→ WHAT YOU SHOULD DO
Every line of the material is to be quoted verbatim, minus the pictures.

→ DATASET EXCERPT

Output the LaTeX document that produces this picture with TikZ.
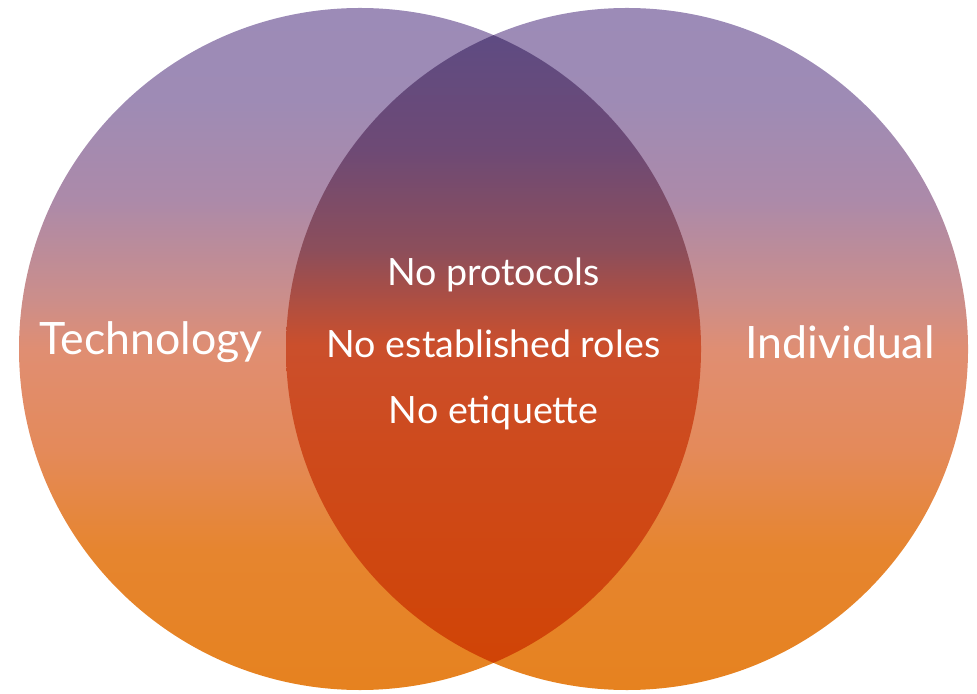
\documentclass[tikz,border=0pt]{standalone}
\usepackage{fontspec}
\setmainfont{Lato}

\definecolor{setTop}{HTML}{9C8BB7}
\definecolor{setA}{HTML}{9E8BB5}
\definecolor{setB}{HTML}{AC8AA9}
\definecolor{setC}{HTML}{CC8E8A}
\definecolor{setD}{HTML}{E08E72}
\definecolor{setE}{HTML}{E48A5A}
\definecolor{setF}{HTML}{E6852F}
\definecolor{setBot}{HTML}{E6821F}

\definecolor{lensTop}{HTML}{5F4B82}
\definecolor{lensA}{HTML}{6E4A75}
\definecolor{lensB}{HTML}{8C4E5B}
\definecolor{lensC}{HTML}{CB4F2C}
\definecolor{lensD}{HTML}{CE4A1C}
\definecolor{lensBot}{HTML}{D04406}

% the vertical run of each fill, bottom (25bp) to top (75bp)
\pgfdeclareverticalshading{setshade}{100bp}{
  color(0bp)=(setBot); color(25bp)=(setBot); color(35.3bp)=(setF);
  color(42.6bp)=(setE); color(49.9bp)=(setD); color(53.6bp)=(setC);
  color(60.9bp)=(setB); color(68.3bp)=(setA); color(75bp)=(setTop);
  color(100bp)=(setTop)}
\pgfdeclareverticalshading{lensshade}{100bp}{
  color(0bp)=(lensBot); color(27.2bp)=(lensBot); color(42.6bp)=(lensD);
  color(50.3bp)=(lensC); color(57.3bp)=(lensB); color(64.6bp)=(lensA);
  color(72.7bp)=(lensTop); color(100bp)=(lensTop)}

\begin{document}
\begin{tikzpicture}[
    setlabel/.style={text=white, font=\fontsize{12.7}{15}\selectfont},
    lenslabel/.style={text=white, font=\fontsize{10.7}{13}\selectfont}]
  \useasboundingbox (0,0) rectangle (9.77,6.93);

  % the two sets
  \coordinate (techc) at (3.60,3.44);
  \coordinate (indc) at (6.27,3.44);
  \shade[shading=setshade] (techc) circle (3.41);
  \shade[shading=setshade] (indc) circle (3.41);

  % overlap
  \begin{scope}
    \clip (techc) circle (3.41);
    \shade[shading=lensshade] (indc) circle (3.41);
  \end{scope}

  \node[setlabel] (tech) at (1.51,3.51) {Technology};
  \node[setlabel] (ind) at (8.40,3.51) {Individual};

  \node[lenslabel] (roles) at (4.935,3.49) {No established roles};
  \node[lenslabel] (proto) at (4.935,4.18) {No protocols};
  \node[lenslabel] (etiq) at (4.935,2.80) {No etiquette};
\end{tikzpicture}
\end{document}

→ FINAL RESULT
Output the LaTeX document that produces this picture with TikZ.
\documentclass[tikz,border=0pt]{standalone}
\usepackage{fontspec}
\setmainfont{Lato}

\definecolor{setTop}{HTML}{9C8BB7}
\definecolor{setA}{HTML}{9E8BB5}
\definecolor{setB}{HTML}{AC8AA9}
\definecolor{setC}{HTML}{CC8E8A}
\definecolor{setD}{HTML}{E08E72}
\definecolor{setE}{HTML}{E48A5A}
\definecolor{setF}{HTML}{E6852F}
\definecolor{setBot}{HTML}{E6821F}

\definecolor{lensTop}{HTML}{5F4B82}
\definecolor{lensA}{HTML}{6E4A75}
\definecolor{lensB}{HTML}{8C4E5B}
\definecolor{lensC}{HTML}{CB4F2C}
\definecolor{lensD}{HTML}{CE4A1C}
\definecolor{lensBot}{HTML}{D04406}

% the vertical run of each fill, bottom (25bp) to top (75bp)
\pgfdeclareverticalshading{setshade}{100bp}{
  color(0bp)=(setBot); color(25bp)=(setBot); color(35.3bp)=(setF);
  color(42.6bp)=(setE); color(49.9bp)=(setD); color(53.6bp)=(setC);
  color(60.9bp)=(setB); color(68.3bp)=(setA); color(75bp)=(setTop);
  color(100bp)=(setTop)}
\pgfdeclareverticalshading{lensshade}{100bp}{
  color(0bp)=(lensBot); color(27.2bp)=(lensBot); color(42.6bp)=(lensD);
  color(50.3bp)=(lensC); color(57.3bp)=(lensB); color(64.6bp)=(lensA);
  color(72.7bp)=(lensTop); color(100bp)=(lensTop)}

\begin{document}
\begin{tikzpicture}[
    setlabel/.style={text=white, font=\fontsize{12.7}{15}\selectfont},
    lenslabel/.style={text=white, font=\fontsize{10.7}{13}\selectfont}]
  \useasboundingbox (0,0) rectangle (9.77,6.93);

  % the two sets
  \coordinate (techc) at (3.60,3.44);
  \coordinate (indc) at (6.27,3.44);
  \shade[shading=setshade] (techc) circle (3.41);
  \shade[shading=setshade] (indc) circle (3.41);

  % overlap
  \begin{scope}
    \clip (techc) circle (3.41);
    \shade[shading=lensshade] (indc) circle (3.41);
  \end{scope}

  \node[setlabel] (tech) at (1.51,3.51) {Technology};
  \node[setlabel] (ind) at (8.40,3.51) {Individual};

  \node[lenslabel] (roles) at (4.935,3.49) {No established roles};
  \node[lenslabel] (proto) at (4.935,4.18) {No protocols};
  \node[lenslabel] (etiq) at (4.935,2.80) {No etiquette};
\end{tikzpicture}
\end{document}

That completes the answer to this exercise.